Paul Gaudoin

Personal information
- Full name: Paul Charles Gaudoin
- Born: 12 August 1975 (age 50) Perth, Western Australia
- Height: 172 cm (5 ft 8 in)
- Weight: 73 kg (161 lb)

Medal record
Men's field hockey
Representing Australia
Olympic Games
| Bronze medal – third place | 1996 Atlanta | Team |
| Bronze medal – third place | 2000 Sydney | Team |
Champions Trophy
| Gold medal – first place | 1999 Brisbane | Team |
Commonwealth Games
| Gold medal – first place | 1998 Kuala Lumpur | Team |
| Gold medal – first place | 2002 Manchester | Team |

= Paul Gaudoin =

Australian field hockey player

Paul Charles Gaudoin (born 12 August 1975) is an Australian former field hockey defender and midfielder. He was a member of the Australia men's national field hockey team that won bronze at the 1996 Summer Olympics in Atlanta and the 2000 Summer Olympics in Sydney. He was captain of the team that won gold at the 2002 Commonwealth Games.

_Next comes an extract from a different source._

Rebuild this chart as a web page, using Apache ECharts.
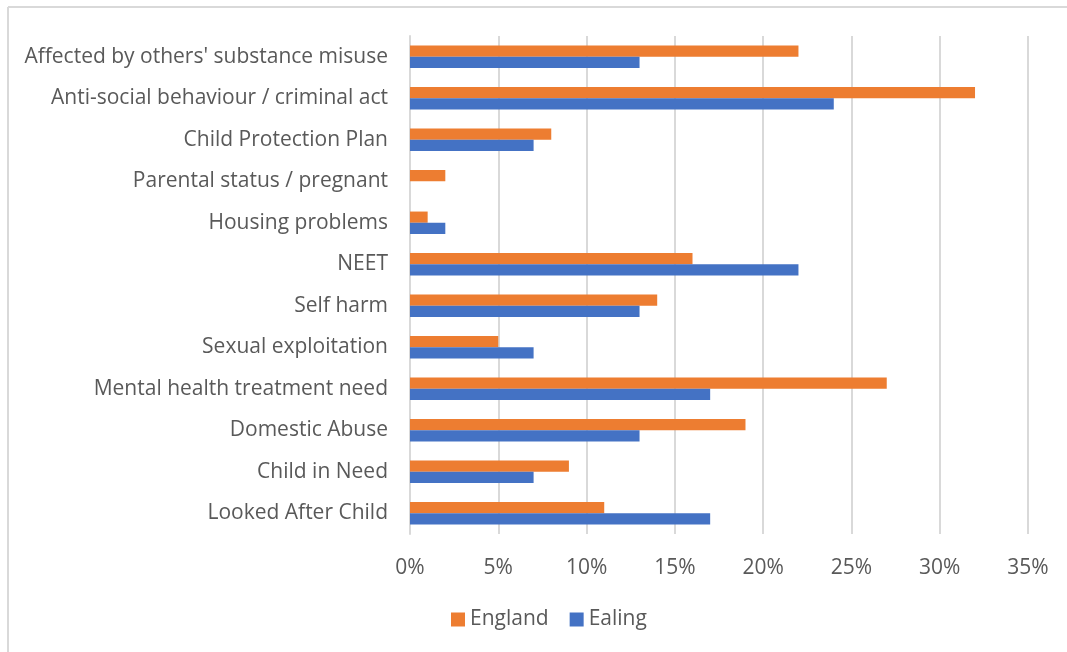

Gaudoin took over as coach of the Australia women's national field hockey team at the end of 2016 and lifted the Hockeyroos to second on the world rankings three years later. He quit in March 2021, just four months out from the Tokyo Olympics, ahead of the release of findings and recommendations of an independent review into the team's cultural problems.